3. The method for speech dialog according to claim 1, wherein the performing of the voice recognition of the instantiated variable comprises:

determining acoustic characteristics of the instantiated variable; and

using a mathematical model of stored values and the acoustic characteristics to determine the most likely set of acoustic states and the corresponding sequence of phonemes.

4. The method for speech dialog according to claim 3, wherein the mathematical model of stored lookup values is a hidden Markov model.

5. An electronic device for speech dialog, comprising:

means for receiving an utterance that includes an instantiated variable;

means for performing voice recognition of the instantiated variable to determine a most likely set of acoustic states and a corresponding sequence of phonemes with stress information;

means for determining prosodic characteristics for a synthesized value of the instantiated variable from the corresponding sequence of phonemes with stress information and a set of stored prosody models; and

means for generating a synthesized value of the instantiated variable using the most likely set of acoustic states and the prosodic characteristics.

6. The electronic device for speech dialog according to claim 5, wherein the set of stored prosody models includes speech unit models for pitch, energy, and duration.

7. The electronic device for speech dialog according to claim 5, wherein the means for performing voice recognition of the instantiated variable comprises:

means for determining acoustic characteristics of the instantiated variable; and

means for using a stored model of acoustic states and the acoustic characteristics to determine the most likely set of acoustic states and the corresponding sequence of phonemes.

8. The electronic device for speech dialog according to claim 5, wherein generating the synthesized value of the instantiated variable is performed when a metric of the most likely set of acoustic states meets a criterion, and further comprising:

means for presenting an acoustically stored out-of-vocabulary response phrase when the metric of the most likely set of acoustic states fails to meet the criterion.

9. A media that includes a stored set of program instructions, comprising:

a function for receiving an utterance that includes an instantiated variable;

a function for performing voice recognition of the instantiated variable to determine a most likely set of acoustic states and a corresponding sequence of phonemes with stress information;

a function for determining prosodic characteristics for a synthesized value of the instantiated variable from the sequence of phonemes with stress information and a set of stored prosody models; and

a function for generating a synthesized value of the instantiated variable using the most likely set of acoustic states and the prosodic characteristics.

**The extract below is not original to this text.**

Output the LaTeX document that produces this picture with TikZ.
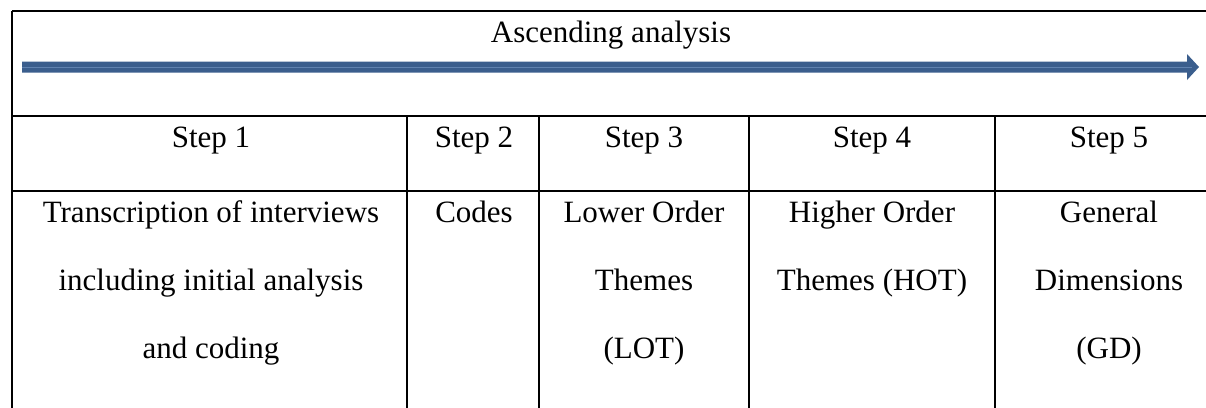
\documentclass[tikz,border=0pt]{standalone}
\usepackage{fontspec}
\setmainfont{Liberation Serif}
\definecolor{arrowblue}{RGB}{59,94,141}
\definecolor{arrowlight}{RGB}{96,130,175}
\tikzset{
  grid/.style={line width=1.8pt, black},
  cell/.style={anchor=base, inner sep=0pt, font=\fontsize{31}{32}\selectfont},
}
\begin{document}
\begin{tikzpicture}[x=1pt,y=-1pt]
\useasboundingbox (0,0) rectangle (1206,407);
% table rules
\draw[grid] (12,11) -- (1210,11);
\draw[grid] (12,11) -- (12,410);
\draw[grid] (12,116) -- (1210,116);
\draw[grid] (12,191) -- (1210,191);
\draw[grid] (407,116) -- (407,410);
\draw[grid] (539,116) -- (539,410);
\draw[grid] (749,116) -- (749,410);
\draw[grid] (995,116) -- (995,410);
% arrow
\coordinate (astart) at (22,67);
\coordinate (atip) at (1199,67);
\fill[arrowblue] (22,61.5) -- (1187,61.5) -- (1187,54) -- (atip) -- (1187,80) -- (1187,72.5) -- (22,72.5) -- cycle;
\draw[arrowlight, line width=0.6pt] (astart) -- (1192,67);
% texts
\node[cell] (title) at (611,42) {Ascending analysis};
\node[cell] (s1) at (211,147) {Step 1};
\node[cell] (s2) at (474,147) {Step 2};
\node[cell] (s3) at (644,147) {Step 3};
\node[cell] (s4) at (872,147) {Step 4};
\node[cell] (s5) at (1109,147) {Step 5};
\node[cell] (t1a) at (211,222) {Transcription of interviews};
\node[cell] (t1b) at (211,290) {including initial analysis};
\node[cell] (t1c) at (211,358) {and coding};
\node[cell] (t2a) at (474,222) {Codes};
\node[cell] (t3a) at (644,222) {Lower Order};
\node[cell] (t3b) at (644,290) {Themes};
\node[cell] (t3c) at (644,358) {(LOT)};
\node[cell] (t4a) at (872,222) {Higher Order};
\node[cell] (t4b) at (872,290) {Themes (HOT)};
\node[cell] (t5a) at (1109,222) {General};
\node[cell] (t5b) at (1109,290) {Dimensions};
\node[cell] (t5c) at (1109,358) {(GD)};
\end{tikzpicture}
\end{document}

10. The media according to claim 9, wherein the set of stored prosody models includes speech unit models for pitch, energy, and duration.

11. The media according to claim 9, wherein the function for performing the voice recognition of the instantiated variable comprises:

a function for determining acoustic characteristics of the instantiated variable; and

a function for using a mathematical model of stored lookup values and the acoustic characteristics to determine the most likely set of acoustic states and the corresponding sequence of phonemes.

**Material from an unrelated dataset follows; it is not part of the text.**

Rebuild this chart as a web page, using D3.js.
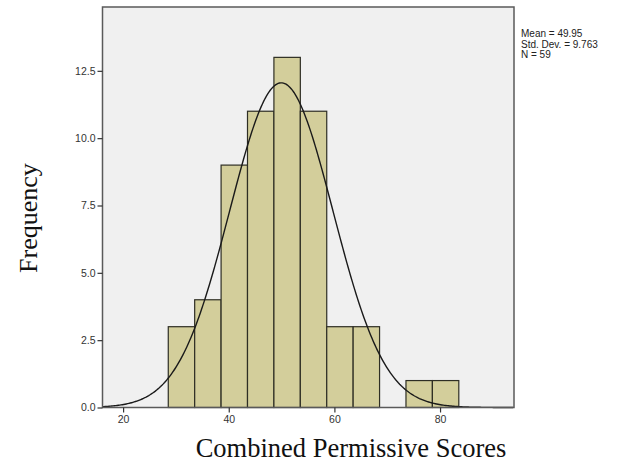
<!DOCTYPE html>
<html>
<head>
<meta charset="utf-8">
<script src="https://cdn.jsdelivr.net/npm/d3@7"></script>
<style>
  html, body { margin: 0; padding: 0; background: #ffffff; }
  svg { display: block; }
</style>
</head>
<body>
<svg id="chart" width="618" height="465"></svg>
<script>
// Histogram bins (lower edges, width 5) and frequencies
const binStarts = [28.55, 33.55, 38.55, 43.55, 48.55, 53.55, 58.55, 63.55, 68.55, 73.55, 78.55];
const binWidth = 5;
const counts = [3, 4, 9, 11, 13, 11, 3, 3, 0, 1, 1];
const xTicks = [20, 40, 60, 80];
const yTicks = [0, 2.5, 5, 7.5, 10, 12.5];
const statsLines = ["Mean = 49.95", "Std. Dev. = 9.763", "N = 59"];
const mean = 49.95, sd = 9.763, n = 59;

const svg = d3.select("#chart");
const plotLeft = 102.5, plotRight = 514, plotTop = 7, plotBottom = 407.5;

const x = d3.scaleLinear().domain([16.1, 94.0]).range([plotLeft, plotRight]);
const y = d3.scaleLinear().domain([0, 14.87]).range([plotBottom, plotTop]);

// plot background
svg.append("rect")
  .attr("x", plotLeft).attr("y", plotTop)
  .attr("width", plotRight - plotLeft).attr("height", plotBottom - plotTop)
  .attr("fill", "#f0f0f0");

// bars
svg.append("g").selectAll("rect")
  .data(binStarts.map((s, i) => ({ s, c: counts[i] })).filter(d => d.c > 0))
  .join("rect")
  .attr("x", d => x(d.s))
  .attr("y", d => y(d.c))
  .attr("width", d => x(d.s + binWidth) - x(d.s))
  .attr("height", d => y(0) - y(d.c))
  .attr("fill", "#d3ce9b")
  .attr("stroke", "#2e2e24")
  .attr("stroke-width", 1.2);

// normal curve scaled to counts
const pdf = v => n * binWidth * Math.exp(-0.5 * ((v - mean) / sd) ** 2) / (sd * Math.sqrt(2 * Math.PI));
const curvePts = d3.range(16.1, 94.0001, 0.25).map(v => [v, pdf(v)]);
svg.append("path")
  .datum(curvePts)
  .attr("fill", "none")
  .attr("stroke", "#1a1a1a")
  .attr("stroke-width", 1.4)
  .attr("d", d3.line().x(d => x(d[0])).y(d => y(d[1])));

// frame
svg.append("rect")
  .attr("x", plotLeft).attr("y", plotTop)
  .attr("width", plotRight - plotLeft).attr("height", plotBottom - plotTop)
  .attr("fill", "none")
  .attr("stroke", "#5a5a5a")
  .attr("stroke-width", 1.5);

// axes
const yAxis = d3.axisLeft(y).tickValues(yTicks).tickFormat(d3.format(".1f")).tickSize(5).tickPadding(2);
const gy = svg.append("g").attr("transform", `translate(${plotLeft},0)`).call(yAxis);
const xAxis = d3.axisBottom(x).tickValues(xTicks).tickFormat(d3.format("d")).tickSize(5).tickPadding(3);
const gx = svg.append("g").attr("transform", `translate(0,${plotBottom})`).call(xAxis);
[gy, gx].forEach(g => {
  g.select(".domain").remove();
  g.selectAll(".tick line").attr("stroke", "#333").attr("stroke-width", 1.2);
  g.selectAll(".tick text")
    .attr("fill", "#333")
    .style("font-family", "'Liberation Sans', Arial, sans-serif")
    .style("font-size", "10.5px");
});

// axis titles
svg.append("text")
  .attr("transform", "translate(37,218) rotate(-90)")
  .attr("text-anchor", "middle")
  .style("font-family", "'Liberation Serif', 'Times New Roman', serif")
  .style("font-size", "26px")
  .attr("fill", "#111")
  .text("Frequency");

svg.append("text")
  .attr("x", 351).attr("y", 457)
  .attr("text-anchor", "middle")
  .style("font-family", "'Liberation Serif', 'Times New Roman', serif")
  .style("font-size", "26.5px")
  .attr("fill", "#111")
  .text("Combined Permissive Scores");

// summary statistics
svg.append("g").selectAll("text")
  .data(statsLines)
  .join("text")
  .attr("x", 521)
  .attr("y", (d, i) => 37 + i * 10.6)
  .style("font-family", "'Liberation Sans', Arial, sans-serif")
  .style("font-size", "10px")
  .attr("fill", "#222")
  .text(d => d);
</script>
</body>
</html>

12. The method for speech dialog according to claim 9, wherein the mathematical model of stored lookup values is a hidden Markov model.

13. The media according to claim 9, wherein the function of generating the synthesized value of the instantiated variable is performed when a metric of the most likely set of acoustic states meets a criterion, and further comprising:

a function for presenting an acoustically stored out-of-vocabulary response phrase when the metric of the most likely set of acoustic states fails to meet the criterion.